Iowa scores well for its relatively high rate of emergency departments and Level I and II trauma centers, as well as the substantial efforts it has put forth in planning for effective disaster response. However, a significant shortage of some critical specialists and a severe lack of medical liability reforms leave plenty of room for improvement.
Strengths. Iowa receives an above average grade for Access to Emergency Care, reflecting both strengths and weaknesses in this area. Among the strengths are high proportions of specialty facilities per capita. Iowa ranks 12th for the rate of Level I or II trauma centers (2.3 per 1 million people) and has the 6th highest rates of emergency departments and pediatric specialty centers (40.0 and 6.4 per 1 million people, respectively). In addition, while having a moderate number of staffed inpatient beds, Iowa has the fifth lowest hospital occupancy rate (59.9 per 100 staffed beds).
Iowa’s grade in Disaster Preparedness was helped by the statewide infrastructure that has been developed in case of disaster events. Iowa supports statewide victim and patient tracking systems and has a statewide medical communication system with one layer of redundancy. The state has an all-hazards medical response plan, as well as a written plan specifically for special needs patients. Iowa requires training in disaster preparedness and response to bio- and chemical terrorism for all EMS and essential hospital personnel. In addition, medical assistance teams or strike teams are in place in case of an event.
Challenges. Iowa fell short with regard to the Medical Liability Environment, largely due to a failure to enact many of the liability reforms reviewed in this Report Card. The state lacks a medical liability cap on non-economic damages, expert witness rules providing for case certification or requiring the witness to be of the same specialty as the defendant, and additional liability protection for EMTALA-mandated emergency care.
The state also has the potential to significantly improve its grade with regard to the Quality and Patient Safety Environment. Iowa has relatively low percentages of hospitals participating in electronic networking, ranking 41st in the country for electronic medical records (29.9 percent of hospitals) and 37th with regard to computerized practitioner order entry (14.6 percent of hospitals). Iowa also has a relatively low number of emergency medicine residents (6.4 per 1 million people), compared to the average across the states (12.9 per 1 million).
Recommendations. Iowa is facing a workforce shortage. Despite the relatively high rate of nurses reported as compared with other states, emergency physicians in Iowa have identified the nursing workforce shortage as a primary concern. In addition, the state lacks primary care and specialty physicians generally, as well as on-call specialists. This is highlighted by the state’s low rates of neurosurgeons and emergency physicians (1.1 and 6.3 per 100,000 people, respectively), for which it ranks 50th. The state should take steps to draw additional specialists to the state through medical liability reforms and other efforts.

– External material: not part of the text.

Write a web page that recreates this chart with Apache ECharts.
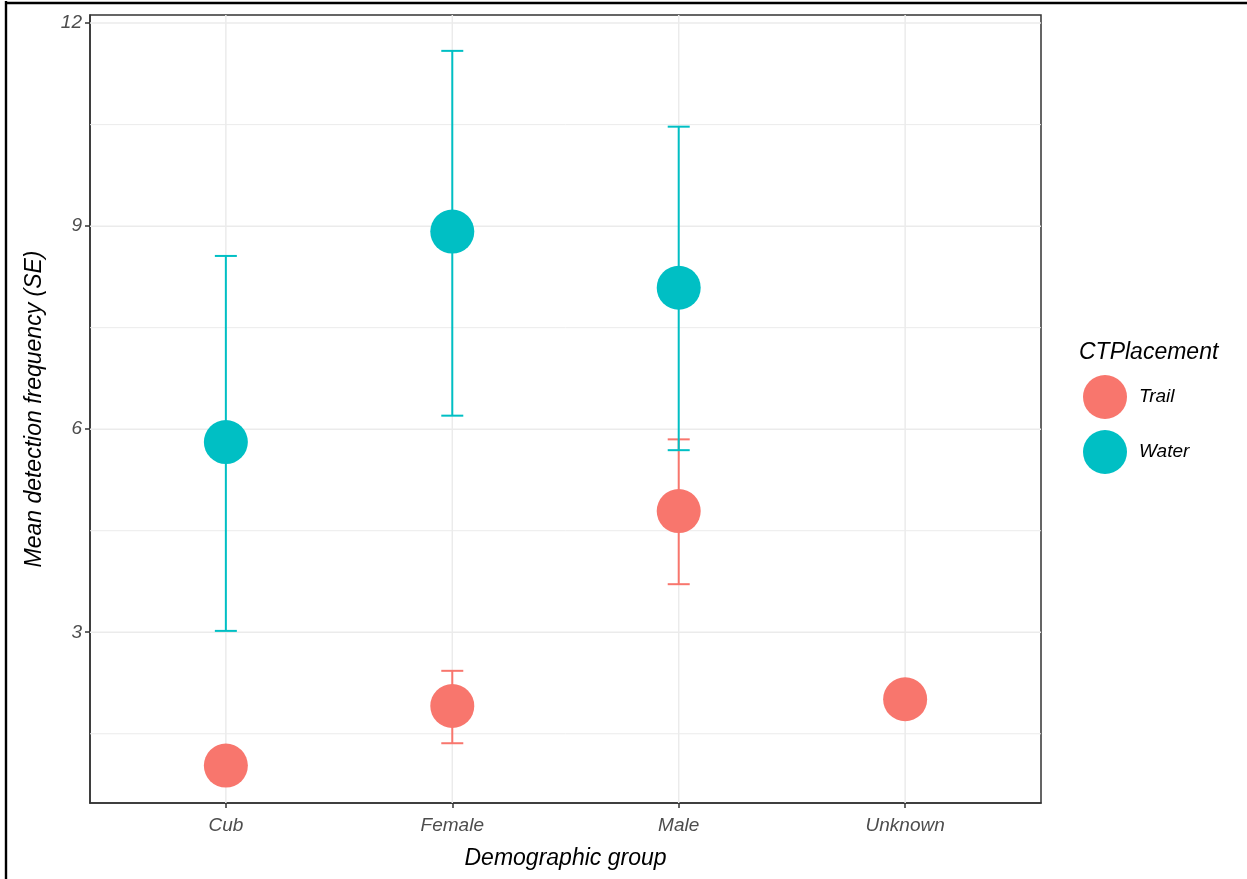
<!DOCTYPE html>
<html>
<head>
<meta charset="utf-8">
<script src="https://cdn.jsdelivr.net/npm/echarts@6/dist/echarts.min.js"></script>
<style>html,body{margin:0;padding:0;background:#fff}#c{width:1247px;height:879px}</style>
</head>
<body>
<div id="c"></div>
<script>
const categories = ['Cub', 'Female', 'Male', 'Unknown'];
const trailMean = [1.03, 1.91, 4.79, 2.01];
const trailLow  = [null, 1.36, 3.71, null];
const trailHigh = [null, 2.43, 5.85, null];
const waterMean = [5.81, 8.92, 8.09, null];
const waterLow  = [3.02, 6.20, 5.69, null];
const waterHigh = [8.56, 11.59, 10.47, null];
const yTicks = [3, 6, 9, 12];
const yMinor = [1.5, 4.5, 7.5, 10.5];

const TRAIL = '#F8766D', WATER = '#00BFC4';
const FONT = '"Liberation Sans", Arial, sans-serif';

function pts(means) {
  const out = [];
  means.forEach((v, i) => { if (v != null) out.push([i + 1, v]); });
  return out;
}
function errs(lo, hi) {
  const out = [];
  lo.forEach((v, i) => { if (v != null && hi[i] != null) out.push([i + 1, v, hi[i]]); });
  return out;
}
function errRender(color) {
  return function (params, api) {
    const x = api.value(0), lo = api.value(1), hi = api.value(2);
    const a = api.coord([x, lo]), b = api.coord([x, hi]);
    const w = 11;
    const st = { stroke: color, lineWidth: 2 };
    return {
      type: 'group',
      children: [
        { type: 'line', shape: { x1: a[0], y1: a[1], x2: b[0], y2: b[1] }, style: st },
        { type: 'line', shape: { x1: a[0] - w, y1: a[1], x2: a[0] + w, y2: a[1] }, style: st },
        { type: 'line', shape: { x1: b[0] - w, y1: b[1], x2: b[0] + w, y2: b[1] }, style: st }
      ]
    };
  };
}
// grid line data: [orientation (0 = horizontal, 1 = vertical), value, major flag]
const gridData = [];
yMinor.forEach(v => gridData.push([0, v, 0]));
yTicks.forEach(v => gridData.push([0, v, 1]));
categories.forEach((c, i) => gridData.push([1, i + 1, 1]));

function gridRender(params, api) {
  const cs = params.coordSys;
  const o = api.value(0), v = api.value(1), major = api.value(2);
  const st = { stroke: '#EBEBEB', lineWidth: major ? 1.5 : 1 };
  if (o === 0) {
    const p = api.coord([1, v]);
    return { type: 'line', shape: { x1: cs.x, y1: p[1], x2: cs.x + cs.width, y2: p[1] }, style: st };
  }
  const p = api.coord([v, 6]);
  return { type: 'line', shape: { x1: p[0], y1: cs.y, x2: p[0], y2: cs.y + cs.height }, style: st };
}

const chart = echarts.init(document.getElementById('c'), null, { renderer: 'canvas' });
chart.setOption({
  animation: false,
  backgroundColor: '#fff',
  grid: { left: 90, right: 206, top: 15, bottom: 76, show: true, borderColor: '#333', borderWidth: 1.5, backgroundColor: '#fff' },
  xAxis: {
    type: 'value', min: 0.4, max: 4.6,
    name: 'Demographic group', nameLocation: 'middle', nameGap: 44,
    nameTextStyle: { fontFamily: FONT, fontStyle: 'italic', fontSize: 23, color: '#000' },
    axisLine: { show: true, lineStyle: { color: '#333', width: 1.5 } },
    axisTick: { show: true, customValues: [1, 2, 3, 4], length: 5, lineStyle: { color: '#333', width: 1.5 } },
    axisLabel: { customValues: [1, 2, 3, 4], margin: 13, fontFamily: FONT, fontStyle: 'italic', fontSize: 19, color: '#4D4D4D',
      formatter: v => categories[Math.round(v) - 1] || '' },
    splitLine: { show: false }
  },
  yAxis: {
    type: 'value', min: 0.477, max: 12.12,
    name: 'Mean detection frequency (SE)', nameLocation: 'middle', nameGap: 44, nameRotate: 90,
    nameTextStyle: { fontFamily: FONT, fontStyle: 'italic', fontSize: 23, color: '#000' },
    axisLine: { show: true, lineStyle: { color: '#333', width: 1.5 } },
    axisTick: { show: true, customValues: yTicks, length: 5, lineStyle: { color: '#333', width: 1.5 } },
    axisLabel: { customValues: yTicks, margin: 8, fontFamily: FONT, fontStyle: 'italic', fontSize: 19, color: '#4D4D4D' },
    splitLine: { show: false }
  },
  legend: {
    orient: 'vertical', left: 1083, top: 375, itemWidth: 44, itemHeight: 44, itemGap: 11, padding: 0,
    data: [{ name: 'Trail', icon: 'circle' }, { name: 'Water', icon: 'circle' }],
    textStyle: { fontFamily: FONT, fontStyle: 'italic', fontSize: 19, color: '#000', padding: [0, 0, 0, 7] }
  },
  graphic: [
    { type: 'text', left: 1079, top: 341, style: { text: 'CTPlacement', font: 'italic 23px ' + FONT, fill: '#000' } },
    { type: 'line', shape: { x1: 6, y1: 1, x2: 6, y2: 879 }, style: { stroke: '#000', lineWidth: 2.4 } },
    { type: 'line', shape: { x1: 5, y1: 3, x2: 1247, y2: 3 }, style: { stroke: '#000', lineWidth: 2.4 } }
  ],
  series: [
    { type: 'custom', name: 'grid', z: 1, silent: true, renderItem: gridRender, data: gridData, clip: true },
    { type: 'custom', name: 'Trail SE', z: 2, renderItem: errRender(TRAIL), data: errs(trailLow, trailHigh), encode: { x: 0, y: [1, 2] } },
    { type: 'custom', name: 'Water SE', z: 2, renderItem: errRender(WATER), data: errs(waterLow, waterHigh), encode: { x: 0, y: [1, 2] } },
    { type: 'scatter', name: 'Trail', z: 3, symbolSize: 44, itemStyle: { color: TRAIL, opacity: 1 }, data: pts(trailMean) },
    { type: 'scatter', name: 'Water', z: 3, symbolSize: 44, itemStyle: { color: WATER, opacity: 1 }, data: pts(waterMean) }
  ]
});
</script>
</body>
</html>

To encourage specialists to provide on-call services to emergency patients, the state could start by enacting additional liability protections for EMTALA-mandated emergency care and instituting a $250,000 medical liability cap on non-economic damages.
The state also might encourage workforce development through increases in Medicaid reimbursement rates across all medical and surgical specialties in Iowa. While the state’s Medicaid fee level for office visits is 116.3 percent of the national average, this rate increased only 3.0 percent from 2004 to 2007, an increase that did not keep up with medical inflation. In order to draw and maintain a stronger workforce in the state, it is imperative that Medicaid reimbursement rates reflect the real costs of the medical care being provided.
While Iowa has a low hospital occupancy rate overall, this may be largely due to the low occupancy rate in many of its rural hospitals which are required to transfer patients with stays longer than three days to one of the larger urban hospitals. As such, emergency physicians have noted that hospital crowding and emergency department boarding of admitted patients is a burden on emergency departments in urban areas. Steps must be taken to ensure that boarding problems are addressed and that Access to Emergency Care in these hospitals is not compromised.